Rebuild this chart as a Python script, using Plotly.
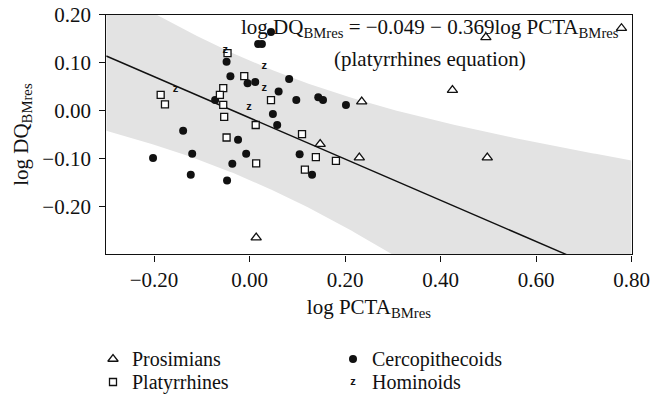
import numpy as np
import plotly.graph_objects as go

# ---- data: log PCTA_BMres (x) vs log DQ_BMres (y) ----
prosimians_x = [0.779, 0.495, 0.425, 0.498, 0.235, 0.148, 0.230, 0.014]
prosimians_y = [0.172, 0.153, 0.043, -0.098, 0.019, -0.070, -0.098, -0.265]

platyrrhines_x = [-0.186, -0.177, -0.046, -0.011, -0.055, -0.062, -0.055, -0.053,
                  0.045, 0.013, -0.048, 0.110, 0.014, 0.139, 0.181, 0.116]
platyrrhines_y = [0.033, 0.013, 0.120, 0.072, 0.047, 0.033, 0.012, -0.013,
                  0.022, -0.030, -0.056, -0.049, -0.110, -0.097, -0.105, -0.123]

cercopithecoids_x = [0.045, 0.018, 0.026, -0.048, -0.040, -0.004, 0.012, 0.061, 0.083,
                     -0.072, 0.049, 0.058, -0.139, 0.098, 0.144, 0.154, 0.202, 0.105,
                     -0.024, -0.120, -0.007, -0.036, -0.123, -0.047, 0.131, -0.202]
cercopithecoids_y = [0.164, 0.139, 0.139, 0.102, 0.072, 0.057, 0.060, 0.040, 0.066,
                     0.022, -0.007, -0.030, -0.042, 0.022, 0.028, 0.022, 0.012, -0.091,
                     -0.061, -0.090, -0.090, -0.111, -0.134, -0.146, -0.134, -0.099]

hominoids_x = [-0.051, 0.031, 0.031, -0.155, -0.001]
hominoids_y = [0.127, 0.093, 0.047, 0.045, 0.008]

x_tick_vals = [-0.2, 0.0, 0.2, 0.4, 0.6, 0.8]
x_tick_text = ["\u22120.20", "0.00", "0.20", "0.40", "0.60", "0.80"]
y_tick_vals = [-0.2, -0.1, 0.0, 0.1, 0.2]
y_tick_text = ["\u22120.20", "\u22120.10", "0.00", "0.10", "0.20"]

group_names = ["Prosimians", "Platyrrhines", "Cercopithecoids", "Hominoids"]

# fitted regression line and its curved confidence band
FIT_INTERCEPT = -0.015
FIT_SLOPE = -0.43
BAND_SHIFT = -0.005
BAND_HW0_SQ = 0.0155
BAND_SPREAD_SQ = 0.0815

X_RANGE = [-0.3, 0.8]
Y_RANGE = [-0.3, 0.2]

SERIF = "Liberation Serif"
INK = "#111111"
BAND_GRAY = "#e3e3e3"
FS_TICK = 21
FS_TITLE = 21
FS_KEY = 20
FS_EQ = 21

W, H = 661, 402
plot_left, plot_right = 106.25, 631.5
plot_top, plot_bottom = 14.8, 254.4

fig = go.Figure()

xs = np.linspace(X_RANGE[0], X_RANGE[1], 221)
fit = FIT_INTERCEPT + FIT_SLOPE * xs
half = np.sqrt(BAND_HW0_SQ + BAND_SPREAD_SQ * xs ** 2)
fig.add_trace(go.Scatter(x=xs, y=fit + BAND_SHIFT - half, mode="lines",
                         line=dict(width=0, color=BAND_GRAY),
                         hoverinfo="skip", showlegend=False))
fig.add_trace(go.Scatter(x=xs, y=fit + BAND_SHIFT + half, mode="lines",
                         line=dict(width=0, color=BAND_GRAY), fill="tonexty",
                         fillcolor=BAND_GRAY, hoverinfo="skip", showlegend=False))
fig.add_trace(go.Scatter(x=xs, y=fit, mode="lines",
                         line=dict(width=1.4, color=INK),
                         hoverinfo="skip", showlegend=False))

tri_marker = dict(symbol="triangle-up", size=9, color="white",
                  line=dict(color=INK, width=1.3))
sq_marker = dict(symbol="square", size=7, color="white",
                 line=dict(color=INK, width=1.3))
dot_marker = dict(symbol="circle", size=8, color=INK, line=dict(width=0))
z_font = dict(family="Liberation Sans", size=11, color=INK, weight="bold")

fig.add_trace(go.Scatter(x=cercopithecoids_x, y=cercopithecoids_y, mode="markers",
                         marker=dot_marker, name=group_names[2], showlegend=False))
fig.add_trace(go.Scatter(x=platyrrhines_x, y=platyrrhines_y, mode="markers",
                         marker=sq_marker, name=group_names[1], showlegend=False))
fig.add_trace(go.Scatter(x=prosimians_x, y=prosimians_y, mode="markers",
                         marker=tri_marker, name=group_names[0], showlegend=False,
                         cliponaxis=False))
fig.add_trace(go.Scatter(x=hominoids_x, y=hominoids_y, mode="text",
                         text=["z"] * len(hominoids_x), textfont=z_font,
                         textposition="middle center",
                         name=group_names[3], showlegend=False))

# key below the chart, drawn on a hidden pixel-space overlay axis
key_rows = [(113, 359), (113, 382), (353, 359), (353, 382)]
fig.add_trace(go.Scatter(x=[key_rows[0][0]], y=[key_rows[0][1]], mode="markers",
                         marker=tri_marker, xaxis="x2", yaxis="y2",
                         hoverinfo="skip", showlegend=False))
fig.add_trace(go.Scatter(x=[key_rows[1][0]], y=[key_rows[1][1]], mode="markers",
                         marker=sq_marker, xaxis="x2", yaxis="y2",
                         hoverinfo="skip", showlegend=False))
fig.add_trace(go.Scatter(x=[key_rows[2][0]], y=[key_rows[2][1]], mode="markers",
                         marker=dot_marker, xaxis="x2", yaxis="y2",
                         hoverinfo="skip", showlegend=False))
fig.add_trace(go.Scatter(x=[key_rows[3][0]], y=[key_rows[3][1]], mode="text",
                         text=["z"], textfont=z_font, xaxis="x2", yaxis="y2",
                         hoverinfo="skip", showlegend=False))

annotations = []
for (kx, ky), label in zip(key_rows, group_names):
    annotations.append(dict(x=kx + 17, y=ky, xref="x2", yref="y2", text=label,
                            showarrow=False, xanchor="left", yanchor="middle",
                            font=dict(family=SERIF, size=FS_KEY, color=INK)))

annotations.append(dict(
    x=0.378, y=0.172, xref="x", yref="y",
    text="log DQ<sub>BMres</sub> = \u22120.049 \u2212 0.369log PCTA<sub>BMres</sub>",
    showarrow=False, xanchor="center", yanchor="middle",
    font=dict(family=SERIF, size=FS_EQ, color=INK)))
annotations.append(dict(
    x=0.378, y=0.108, xref="x", yref="y",
    text="(platyrrhines equation)",
    showarrow=False, xanchor="center", yanchor="middle",
    font=dict(family=SERIF, size=FS_EQ, color=INK)))

axis_common = dict(showline=True, linecolor=INK, linewidth=1.2, mirror=True,
                   ticks="outside", ticklen=6, tickwidth=1.2, tickcolor=INK,
                   showgrid=False, zeroline=False, automargin=False,
                   tickfont=dict(family=SERIF, size=FS_TICK, color=INK))

fig.update_layout(
    width=W, height=H,
    margin=dict(l=0, r=0, t=0, b=0, autoexpand=False),
    paper_bgcolor="white", plot_bgcolor="rgba(0,0,0,0)",
    showlegend=False,
    xaxis=dict(domain=[plot_left / W, plot_right / W], range=X_RANGE,
               tickvals=x_tick_vals, ticktext=x_tick_text,
               title=dict(text="log PCTA<sub>BMres</sub>", standoff=8,
                          font=dict(family=SERIF, size=FS_TITLE, color=INK)),
               **axis_common),
    yaxis=dict(domain=[1 - plot_bottom / H, 1 - plot_top / H], range=Y_RANGE,
               tickvals=y_tick_vals, ticktext=y_tick_text,
               ticklabelstandoff=4,
               title=dict(text="log DQ<sub>BMres</sub>", standoff=8,
                          font=dict(family=SERIF, size=FS_TITLE, color=INK)),
               **axis_common),
    xaxis2=dict(domain=[0, 1], range=[0, W], visible=False, anchor="y2",
                fixedrange=True, automargin=False),
    yaxis2=dict(domain=[0, 1], range=[H, 0], visible=False, anchor="x2",
                fixedrange=True, automargin=False),
    annotations=annotations,
)

fig.write_html("out.html")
==================================================
**PROMPT**
Please repeat exactly the data above from its first line to the line that contains "0.022, -0.030, -0.056, -0.049, -0.110, -0.097, -0.105, -0.123]", inclusive, and leave every picture out.

**PROBLEM SOLUTION**
Rebuild this chart as a Python script, using Plotly.
import numpy as np
import plotly.graph_objects as go

# ---- data: log PCTA_BMres (x) vs log DQ_BMres (y) ----
prosimians_x = [0.779, 0.495, 0.425, 0.498, 0.235, 0.148, 0.230, 0.014]
prosimians_y = [0.172, 0.153, 0.043, -0.098, 0.019, -0.070, -0.098, -0.265]

platyrrhines_x = [-0.186, -0.177, -0.046, -0.011, -0.055, -0.062, -0.055, -0.053,
                  0.045, 0.013, -0.048, 0.110, 0.014, 0.139, 0.181, 0.116]
platyrrhines_y = [0.033, 0.013, 0.120, 0.072, 0.047, 0.033, 0.012, -0.013,
                  0.022, -0.030, -0.056, -0.049, -0.110, -0.097, -0.105, -0.123]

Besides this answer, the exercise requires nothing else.